The players' union had reneged on several key items on which they already had agreed, commissioner David Stern and his chief lieutenant, Russ Granik, told us.

The agents were to blame, they inferred.

Another lockout may be required, they implied.

Billy Hunter, executive director of the players' union, reacted angrily. He called "repugnant" the suggestion that he, a black man, had been swayed from previously agreed-upon points by a predominantly white group of powerful player agents.

And this after both sides in the effort to negotiate a new collective bargaining agreement had promised, just a couple of months ago, there would be no public posturing this time around.

Unless, it appears, it suits one side's purpose.

Further, this was after Stern had reminded everyone, ad nauseum, that there is no agreement that is not an agreement in full. Partial agreements, he has reminded us, mean nothing until both sides agree to everything.

Fast forward to Seattle. There, after the Spurs eliminated the SuperSonics in the Western Conference semifinals and put the focus in the Great Northwest squarely on the future of that franchise, we found Sonics majority owner and coffee baron Howard Schultz promising Sonics fans he would walk the financial tightrope between fiscal responsibility and on-the-court glory without slipping off the wire into the abyss.

The Sonics reportedly will lose about $17 million this season. That seems like a whole lot of dough-re-mi until you consider that Schultz and fellow Sonics owner John Stanton are billionaires.

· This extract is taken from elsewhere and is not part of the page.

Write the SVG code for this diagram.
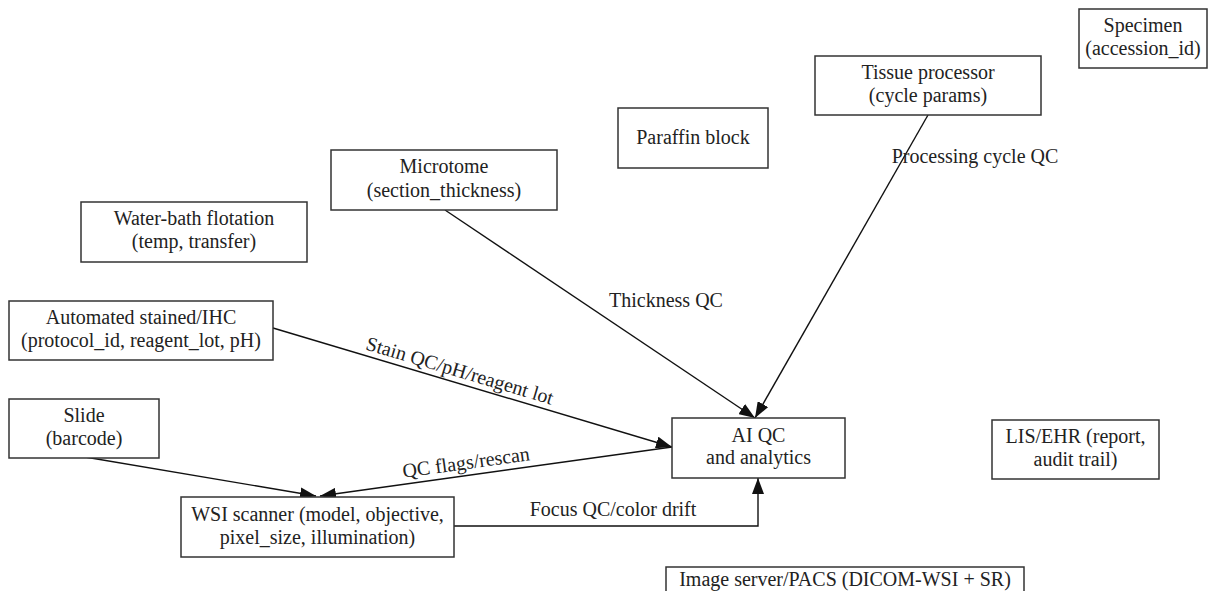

See, Stern and Granik are pushing for more "cost certainty" for their owners in a new collective bargaining agreement — they want to shorten the maximum number of years in a contract from seven to five, and the maximum raise for a "Larry Bird" free agent from 12.5 percent per year to 10 percent — when most of the owners see their teams as toys, not businesses.

Paul Allen, who owns the Trail Blazers, has his own Boeing 757 (plus a second 757 for the Blazers) and two Gulfstream G5s. His latest mode of can't-live-without-it transport: His own submarine.

Allen squanders on player salaries, too, and Stern feels compelled to save him from himself.

Schultz finds himself in a predicament in Seattle because he took a hard financial line last summer with coach Nate McMillan, who did such a superior job coaching the Sonics, he now can command much greater compensation than he clearly would have accepted at this time one year ago had Schultz only offered him a reasonable extension.

McMillan loves living in Seattle, where his son, a high school sophomore, already has been a key player for a team that has won back-to-back state championships. He likely will return to Seattle, no matter how much the Knicks offer him, since it appears he is the latest best candidate on Isiah Thomas' dynamic list.

So Schultz tries to balance a relative lack of cost certainty against a re-energized fan base that would drown him in a giant mug of decaf macchiato were he to chase off all his free agents, starting with Ray Allen, with low-ball offers.

Says Schultz, as quoted in the Seattle Post-Intelligencer: "It is a fragile balance, trying to be fiscally responsible, trying not to lose too much money and at the same time do the right thing for the organization and the fans. We're going to try and do that in a way that keeps this thing going. We don't want to take a step backward. And we're not."

Schultz's emotions were on public display during Game 6, when Post-Intelligencer columnist Art Thiel described his antics as "evoking a barefoot Yosemite Sam on a hot griddle."

That kind of emotion is why he and other NBA owners overpay players. Their teams aren't investments. They are expensive toys, just like a personal submarine. And any billionaire who buys a team believing he can earn an annual profit didn't do his due diligence.

Remember that next time anyone tells you the players make too much dough-re-mi.

MadDog73
05-22-2005, 12:18 AM
How annoying is it to refer to money, jack, cash, bling, etc. as "dough-re-mi"?!?